05 Sep, 2013, THUFIR wrote in the 1st comment:
Votes: 0
for regex triggers on MUD game responses, what sort of encoding do most MUD's send out? ANSI? and then, to turn it into "plain text", that's UTF-8?
05 Sep, 2013, Scandum wrote in the 2nd comment:
Votes: 0
Most MUDs use ASCII encoding. Those that need more complex encoding for special characters (Russian, Scandinavian) generally use UTF-8.
05 Sep, 2013, plamzi wrote in the 3rd comment:
Votes: 0
ANSI is a terminal control code that you can learn more about here: http://en.wikipedia.org/wiki/ANSI_escape...

ASCII and UTF-8 are character encodings.

Like Scandum said, most MUDs use ASCII, which is much older and more limited. But UTF-8 was designed to be compatible with ASCII and extend it (by a lot), so in most cases you will be fine decoding ASCII using the UTF-8 decoding utilities provided by your framework.

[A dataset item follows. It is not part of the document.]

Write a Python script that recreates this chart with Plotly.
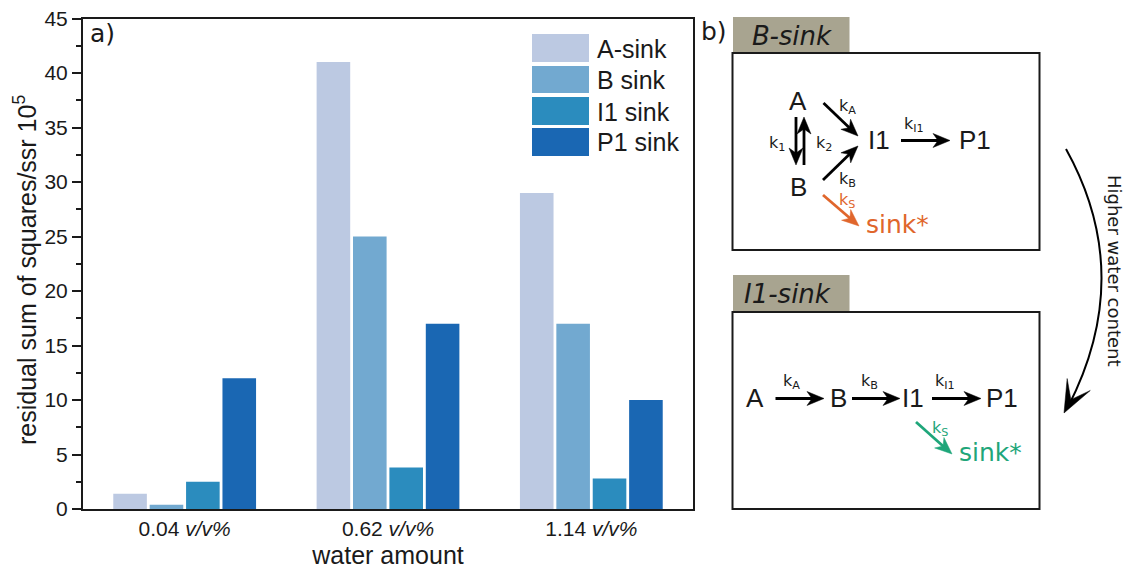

Now, if your client supports UTF-8, you have to announce to servers that it does–otherwise they may not even try to send any.

Scandum is the best source to help you with negotiating UTF-8 via MTTS as outlined here: http://tintin.sourceforge.net/mtts/ . He helped me with same just last week.

There is also the more generic negotiation via CHARSET that is part of the TELNET protocol ( http://tools.ietf.org/html/rfc2066 ):

Client: IAC (255) WILL (251) CHARSET (42)

Server: IAC SB (250) CHARSET REQUEST (1) UTF-8 IAC SE

Client: IAC SB CHARSET ACCEPTED (2) UTF-8 IAC SE (240)


The numbers in brackets are the decimal byte value that you need to send. Most of the "characters" used in negotiation are non-printable.
06 Sep, 2013, THUFIR wrote in the 4th comment:
Votes: 0
Well, there are a number of constants I can send for handshake:

http://commons.apache.org/proper/commons...

However, the default settings seem fine. I want to keep the colors for output, but strip, or convert ANSI text to "dumb" text within the client. I just don't know what that process is called.
14 Sep, 2013, THUFIR wrote in the 5th comment:
Votes: 0
plamzi said:
There is also the more generic negotiation via CHARSET that is part of the TELNET protocol ( http://tools.ietf.org/html/rfc2066 ):

Client: IAC (255) WILL (251) CHARSET (42)

Server: IAC SB (250) CHARSET REQUEST (1) UTF-8 IAC SE




Charset charset = java.nio.charset.StandardCharsets.US_ASCII;
telnetClient.setCharset(charset);
TelnetOptionHandler simpleOptionHandler = new SimpleOptionHandler(255, true, true, true, true);
telnetClient.connect(host, port);
telnetClient.setCharset(charset);
telnetClient.addOptionHandler(simpleOptionHandler);
int[] responseLocal = simpleOptionHandler.startSubnegotiationLocal();
int[] responseRemote = simpleOptionHandler.startSubnegotiationRemote();

byte command = (byte) 255;
telnetClient.sendCommand(command);
// simpleOptionHandler.answerSubnegotiation();
log.log(Level.INFO, "{0}\t{1}", new Object[]{responseLocal, responseRemote});



I'm not understanding the API documentation on how to send these commands to the remote server:


http://commons.apache.org/proper/commons...


For example, what int val do I pass to the SimpleOptionHandler constructor?
14 Sep, 2013, Idealiad wrote in the 6th comment:
Votes: 0
The int is an opcode, for example for charset, '42'. Look at the link plamzi gave you and you'll see the int values for various opcodes.
0.0/6